» Stated problem:
Starting at the first line of the data, please print exactly those lines through the one that holds "const yTickLabels = [800, 400, 0, -400];", omitting every picture.

>> Start

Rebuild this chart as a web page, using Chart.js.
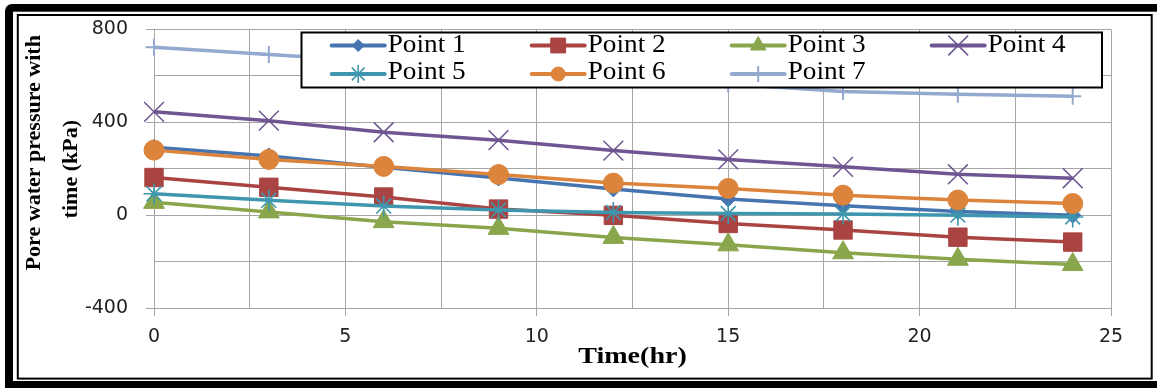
<!DOCTYPE html>
<html>
<head>
<meta charset="utf-8">
<script src="https://cdn.jsdelivr.net/npm/chart.js@4/dist/chart.umd.min.js"></script>
<style>
  html, body { margin: 0; padding: 0; background: #fff; }
  #wrap { position: relative; width: 1157px; height: 388px; }
</style>
</head>
<body>
<div id="wrap"><canvas id="chart"></canvas></div>
<script>
// Measured pore water pressure (kPa) at each monitoring point over time (hr)
const hours  = [0, 3, 6, 9, 12, 15, 18, 21, 24];
const point1 = [292, 255, 206, 160, 113, 70, 40, 16, 0];
const point2 = [162, 120, 78, 26, -1, -36, -64, -95, -116];
const point3 = [55, 14, -28, -57, -96, -128, -162, -190, -213];
const point4 = [445, 407, 357, 323, 278, 240, 208, 176, 159];
const point5 = [92, 64, 39, 22, 11, 7, 5, 0, -8];
const point6 = [280, 240, 210, 175, 138, 115, 86, 65, 50];
const point7 = [723, 692, 662, 630, 598, 565, 533, 521, 512];

const seriesNames = ['Point 1', 'Point 2', 'Point 3', 'Point 4', 'Point 5', 'Point 6', 'Point 7'];
const seriesValues = [point1, point2, point3, point4, point5, point6, point7];

const xTickLabels = [0, 5, 10, 15, 20, 25];
const yTickLabels = [800, 400, 0, -400];

const yTitleLines = ['Pore water pressure with', 'time (kPa)'];
const xTitle = 'Time(hr)';

// Series appearance (colour, marker shape, marker size in plot and in legend)
const seriesStyles = [
  { color: '#4674b0', shape: 'rectRot',  r: 8,    bw: 1,   lr: 6 },
  { color: '#a94442', shape: 'rect',     r: 13,   bw: 1,   lr: 10.5 },
  { color: '#8aa64c', shape: 'triangle', r: 12,   bw: 1,   lr: 9 },
  { color: '#6f5592', shape: 'crossRot', r: 14,   bw: 1.5, lr: 14 },
  { color: '#3e97ae', shape: 'star',     r: 10.5, bw: 1.6, lr: 9 },
  { color: '#dc843c', shape: 'circle',   r: 10,   bw: 1,   lr: 7 },
  { color: '#93a9cf', shape: 'cross',    r: 8.5,  bw: 2,   lr: 8 }
];

const GRID = '#a6a6a6';

const datasets = seriesNames.map((name, i) => {
  const st = seriesStyles[i];
  return {
    label: name,
    data: hours.map((h, k) => ({ x: h, y: seriesValues[i][k] })),
    borderColor: st.color,
    backgroundColor: st.color,
    borderWidth: 3.5,
    pointStyle: st.shape,
    pointRadius: st.r,
    pointHoverRadius: st.r,
    pointBorderWidth: st.bw,
    pointBackgroundColor: st.color,
    pointBorderColor: st.color,
    tension: 0,
    clip: false,
    order: seriesNames.length - 1 - i
  };
});

// Double frame around the figure
const framePlugin = {
  id: 'frame',
  beforeDraw(chart) {
    const ctx = chart.ctx;
    const W = chart.width, H = chart.height;
    ctx.save();
    ctx.fillStyle = '#fff';
    ctx.fillRect(0, 0, W, H);
    ctx.fillStyle = '#000';
    ctx.beginPath();
    ctx.roundRect(5, 4, W + 20, H + 20, 7);
    ctx.fill();
    ctx.fillStyle = '#fff';
    ctx.fillRect(13, 11.7, W, 369.3);
    ctx.strokeStyle = '#000';
    ctx.lineWidth = 2;
    ctx.strokeRect(17.8, 15, 1151.7 - 17.8, 378.6 - 15);
    ctx.restore();
  }
};

// Boxed legend laid over the top of the plot area
const legendPlugin = {
  id: 'boxLegend',
  afterDatasetsDraw(chart) {
    const ctx = chart.ctx;
    ctx.save();
    ctx.fillStyle = '#fff';
    ctx.fillRect(301.5, 32.5, 800.5, 55);
    ctx.strokeStyle = '#000';
    ctx.lineWidth = 2;
    ctx.strokeRect(301.5, 32.5, 800.5, 55);

    const rowsY = [45.5, 74];
    const textY = [45, 72.8];
    seriesNames.forEach((name, i) => {
      const st = seriesStyles[i];
      const row = i < 4 ? 0 : 1;
      const col = i < 4 ? i : i - 4;
      const x0 = 331.7 + col * 200;
      const y = rowsY[row];
      ctx.strokeStyle = st.color;
      ctx.lineWidth = 4;
      ctx.lineCap = 'round';
      ctx.beginPath();
      ctx.moveTo(x0, y);
      ctx.lineTo(x0 + 53, y);
      ctx.stroke();
      ctx.lineCap = 'butt';
      ctx.fillStyle = st.color;
      ctx.strokeStyle = st.color;
      ctx.lineWidth = st.bw;
      Chart.helpers.drawPoint(ctx, { pointStyle: st.shape, radius: st.lr, borderWidth: st.bw, rotation: 0 }, x0 + 26.5, y);

      ctx.fillStyle = '#000';
      ctx.font = '25px "Liberation Serif", "Times New Roman", serif';
      ctx.textAlign = 'left';
      ctx.textBaseline = 'middle';
      ctx.save();
      ctx.translate(x0 + 56, textY[row]);
      ctx.scale(1.09, 1);
      ctx.fillText(name, 0, 0);
      ctx.restore();
    });
    ctx.restore();
  }
};

// Axis titles
const titlePlugin = {
  id: 'axisTitles',
  afterDraw(chart) {
    const ctx = chart.ctx;
    ctx.save();
    ctx.fillStyle = '#000';
    ctx.font = 'bold 22px "Liberation Serif", "Times New Roman", serif';
    ctx.textAlign = 'center';
    ctx.textBaseline = 'alphabetic';
    const ya = chart.scales.y;
    const midY = (ya.top + ya.bottom) / 2;
    ctx.save();
    ctx.translate(40, midY - 16);
    ctx.rotate(-Math.PI / 2);
    ctx.fillText(yTitleLines[0], 0, 0);
    ctx.restore();
    ctx.save();
    ctx.translate(77, midY + 0.5);
    ctx.rotate(-Math.PI / 2);
    ctx.fillText(yTitleLines[1], 0, 0);
    ctx.restore();

    const xa = chart.scales.x;
    ctx.font = 'bold 23px "Liberation Serif", "Times New Roman", serif';
    ctx.save();
    ctx.translate((xa.left + xa.right) / 2, 363.3);
    ctx.scale(1.22, 1);
    ctx.fillText(xTitle, 0, 0);
    ctx.restore();
    ctx.restore();
  }
};

const tickFont = { family: '"DejaVu Sans", Verdana, sans-serif', size: 19 };

new Chart(document.getElementById('chart'), {
  type: 'line',
  data: { datasets },
  options: {
    responsive: true,
    maintainAspectRatio: false,
    animation: false,
    devicePixelRatio: 1,
    layout: { padding: { top: 24, right: 46, bottom: 0, left: 0 } },
    plugins: {
      legend: { display: false },
      tooltip: { enabled: false },
      title: { display: false }
    },
    scales: {
      x: {
        type: 'linear',
        min: 0,
        max: 25,
        afterFit(scale) { scale.height = 80; },
        ticks: {
          stepSize: 2.5,
          autoSkip: false,
          maxRotation: 0,
          minRotation: 0,
          padding: 10,
          color: '#222',
          font: tickFont,
          callback: v => xTickLabels.includes(v) ? String(v) : ''
        },
        grid: {
          color: GRID,
          lineWidth: 1,
          tickLength: 8,
          tickColor: c => (c.tick && xTickLabels.includes(c.tick.value)) ? GRID : 'rgba(0,0,0,0)'
        },
        border: { color: GRID, width: 1 }
      },
      y: {
        min: -400,
        max: 800,
        afterFit(scale) { scale.width = 154; },
        ticks: {
          stepSize: 200,
          autoSkip: false,
          padding: 18,
          color: '#222',
          font: tickFont,
          callback: v => yTickLabels.includes(v) ? String(v) : ''
        },
        grid: {
          color: GRID,
          lineWidth: 1,
          tickLength: 8,
          tickColor: c => (c.tick && yTickLabels.includes(c.tick.value)) ? GRID : 'rgba(0,0,0,0)'
        },
        border: { color: GRID, width: 1 }
      }
    }
  },
  plugins: [framePlugin, legendPlugin, titlePlugin]
});
</script>
</body>
</html>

>> End

» Correct response:
Rebuild this chart as a web page, using Chart.js.
<!DOCTYPE html>
<html>
<head>
<meta charset="utf-8">
<script src="https://cdn.jsdelivr.net/npm/chart.js@4/dist/chart.umd.min.js"></script>
<style>
  html, body { margin: 0; padding: 0; background: #fff; }
  #wrap { position: relative; width: 1157px; height: 388px; }
</style>
</head>
<body>
<div id="wrap"><canvas id="chart"></canvas></div>
<script>
// Measured pore water pressure (kPa) at each monitoring point over time (hr)
const hours  = [0, 3, 6, 9, 12, 15, 18, 21, 24];
const point1 = [292, 255, 206, 160, 113, 70, 40, 16, 0];
const point2 = [162, 120, 78, 26, -1, -36, -64, -95, -116];
const point3 = [55, 14, -28, -57, -96, -128, -162, -190, -213];
const point4 = [445, 407, 357, 323, 278, 240, 208, 176, 159];
const point5 = [92, 64, 39, 22, 11, 7, 5, 0, -8];
const point6 = [280, 240, 210, 175, 138, 115, 86, 65, 50];
const point7 = [723, 692, 662, 630, 598, 565, 533, 521, 512];

const seriesNames = ['Point 1', 'Point 2', 'Point 3', 'Point 4', 'Point 5', 'Point 6', 'Point 7'];
const seriesValues = [point1, point2, point3, point4, point5, point6, point7];

const xTickLabels = [0, 5, 10, 15, 20, 25];
const yTickLabels = [800, 400, 0, -400];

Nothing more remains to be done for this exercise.